Das zweite ist die Reorganisation des Verkehrs, wie die Reduzierung des Anteils der Autofahrer von 61 Prozent auf mindestens 30 Prozent, Erhöhung des öffentlichen Verkehrs auf 50 Prozent und Fahrradverkehrs von ca. 1 auf 5 Prozent durch Verkehrsbe-schränkungen, -regulierung und Verbesserung der Infrastruktur. Das drittgrößte Potenzial bietet die stärkere Nutzung von Solarenergie. Trotz des großen Potenzials stammen nur 0,2 Prozent des gesamten in Budapest verbrauchten Stroms aus dieser. Um das Ziel zu erreichen, ist eine etwa 130-fache Steigerung dieser Leistung erforderlich. Um bis 2030 zu einer grüneren und lebenswerteren Stadt zu werden, brauchen wir die Unterstützung aller Beteiligten: Einwohner, Bezirksverwaltungen, Staat, Unternehmen und EU. Die geplanten Verbesserungen, deren Großteil nur mit Gemeinschaftsmitteln starten kann, kosten schätzungsweise 2.500 Mrd. Forint (7,2 Mrd. Euro). Hierfür werden EU-Mittel benötigt, die Ungarn für genau solche Zwecke zur Verfügung stehen.

Welche Maßnahmen oder Projekte planen Sie zur Stärkung der nachhaltigen Mobilität in Budapest?

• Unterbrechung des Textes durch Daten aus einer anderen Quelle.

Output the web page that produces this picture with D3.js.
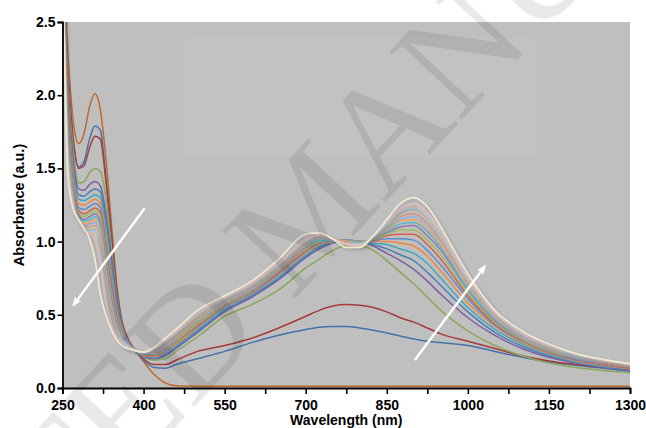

Die wichtigste Säule der nachhaltigen Mobilität ist in Budapest der öffentliche Verkehr. Bei den wichtigsten, meist schienengebundenen öffentlichen Verkehrsmitteln modernisieren wir kontinuierlich. Wir werden dieses Jahr Mikromobilitätspunkte in den inneren Bezirken einrichten, die Nutzung von Motorrollern regeln, das Fahrrad-Sharing-System neu starten und Radwege entwickeln. Im Mai startete die Ausschreibung zur Gestaltung von EuroVelo-Routen, im Rahmen von 10 staatlichen Förderprojekten werden lokale Radwegnetze geschaffen, und wir werden Fußgängerunterführungen barrierefrei machen. 2021 wird es mithilfe der neuen FUTÁR-App für den öffentlichen Verkehr noch einfacher, Zugang zu Verkehrsinformationen zu erhalten.

Kennen Sie eigentlich Dominic Fritz, den deutschen Bürgermeister von Temeswar?
Ich begrüße, dass 2020 ein grüner und progressiver Politiker an die Spitze von Temeswar gewählt wurde. Ich hatte noch nicht das Vergnügen, Dominic Fritz persönlich zu treffen. Ich verfolge seine Arbeit mit Interesse, besonders hinsichtlich seiner progressiven und grünen Maßnahmen.